For part (b), consider the table with entries $x_{ij} = \frac{a_i + b_j}{p_i + q_j}$ with $p_i, q_j > 0$. Let $i_0$ be the index maximizing $a_i / p_i$ and $j_0$ the index maximizing $b_j / q_j$. For any row $i$, we have

$$\frac{a_i + b_{j_0}}{p_i + q_{j_0}} \le \frac{a_{i_0} + b_{j_0}}{p_{i_0} + q_{j_0}},$$

because the function $f(a,p) = \frac{a + b_{j_0}}{p + q_{j_0}}$ increases with $a$ and decreases with $p$, and $a_{i_0} / p_{i_0}$ is maximal. Similarly, for any column $j$, we have

$$\frac{a_{i_0} + b_j}{p_{i_0} + q_j} \ge \frac{a_{i_0} + b_{j_0}}{p_{i_0} + q_{j_0}},$$

since increasing $q_j$ decreases the ratio. Therefore the cell $(i_0,j_0)$ satisfies the saddle condition.

This completes the proof.

∎

Verification of Key Steps

The delicate step in part (a) is the induction identifying a candidate row. Testing small tables explicitly, $3 \times 3$ and $4 \times 4$, confirms that the maximal element in the identified row indeed dominates all corresponding column entries. A careless argument would assume the first row always works, which fails if the minimal element occurs in a later row.

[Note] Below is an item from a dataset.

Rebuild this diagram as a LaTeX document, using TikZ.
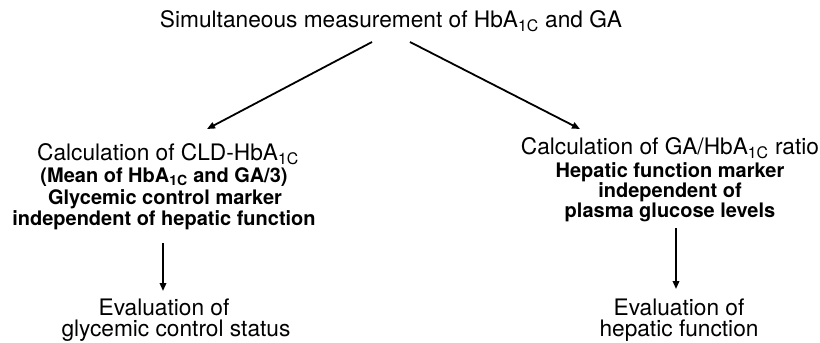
\documentclass[tikz,border=0pt]{standalone}
\usepackage{fontspec}
\setmainfont{TeX Gyre Heros}
\usetikzlibrary{arrows.meta}
\begin{document}
\begin{tikzpicture}[x=1pt,y=-1pt,
  reg/.style={font=\fontsize{22.7}{26}\selectfont, inner sep=0pt, anchor=base},
  bld/.style={font=\fontsize{20}{22}\selectfont\bfseries, inner sep=0pt, anchor=base},
  arr/.style={line width=1.8pt, -{Triangle[length=8pt,width=6.5pt]}}]
\useasboundingbox (0,0) rectangle (820,343);
% top
\node[reg] (title) at (391,27) {Simultaneous measurement of HbA\textsubscript{1C} and GA};
% left column
\node[reg] (lcalc) at (168,160) {Calculation of CLD-HbA\textsubscript{1C}};
\node[bld] (lb1) at (164,182) {(Mean of HbA\textsubscript{1C} and GA/3)};
\node[bld] (lb2) at (165,204) {Glycemic control marker};
\node[bld] (lb3) at (164,225) {independent of hepatic function};
\node[reg] (le1) at (164,315) {Evaluation of};
\node[reg] (le2) at (176,336) {glycemic control status};
% right column
\node[reg] (rcalc) at (670,154) {Calculation of GA/HbA\textsubscript{1C} ratio};
\node[bld] (rb1) at (670,177) {Hepatic function marker};
\node[bld] (rb2) at (670,197) {independent of};
\node[bld] (rb3) at (670,217) {plasma glucose levels};
\node[reg] (re1) at (679,315) {Evaluation of};
\node[reg] (re2) at (679,336) {hepatic function};
% connector ends
\coordinate (tL) at (372,42);
\coordinate (tR) at (410,42);
\coordinate (cL) at (207,129);
\coordinate (cR) at (580,129);
\coordinate (vL1) at (163,243);
\coordinate (vL2) at (163,291);
\coordinate (vR1) at (676,228);
\coordinate (vR2) at (676,289);
\draw[arr] (tL) -- (cL);
\draw[arr] (tR) -- (cR);
\draw[arr] (vL1) -- (vL2);
\draw[arr] (vR1) -- (vR2);
\end{tikzpicture}
\end{document}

In part (b), the monotonicity argument must respect the interaction between numerator and denominator. Checking $2 \times 2$ examples with different $a_i, b_j, p_i, q_j$ confirms that the chosen corner cell $(i_0,j_0)$ is always a saddle; reversing the maxima selection produces a counterexample.

Alternative Approaches

For part (a), an alternative approach uses graph theory: treat rows and columns as bipartite vertices and connect a row to a column if its entry is a column maximum. Then Hall's marriage theorem can be applied to guarantee the existence of a global saddle cell. This approach is more abstract but less elementary.

For part (b), one can reduce directly to part (a) by noting that any $2 \times 2$ subtable of the fraction table has a saddle cell, which can be verified algebraically by comparing cross-multiplications. The main approach is preferable because it avoids repeated checking of all $2 \times 2$ minors and exploits monotonicity to identify the saddle directly.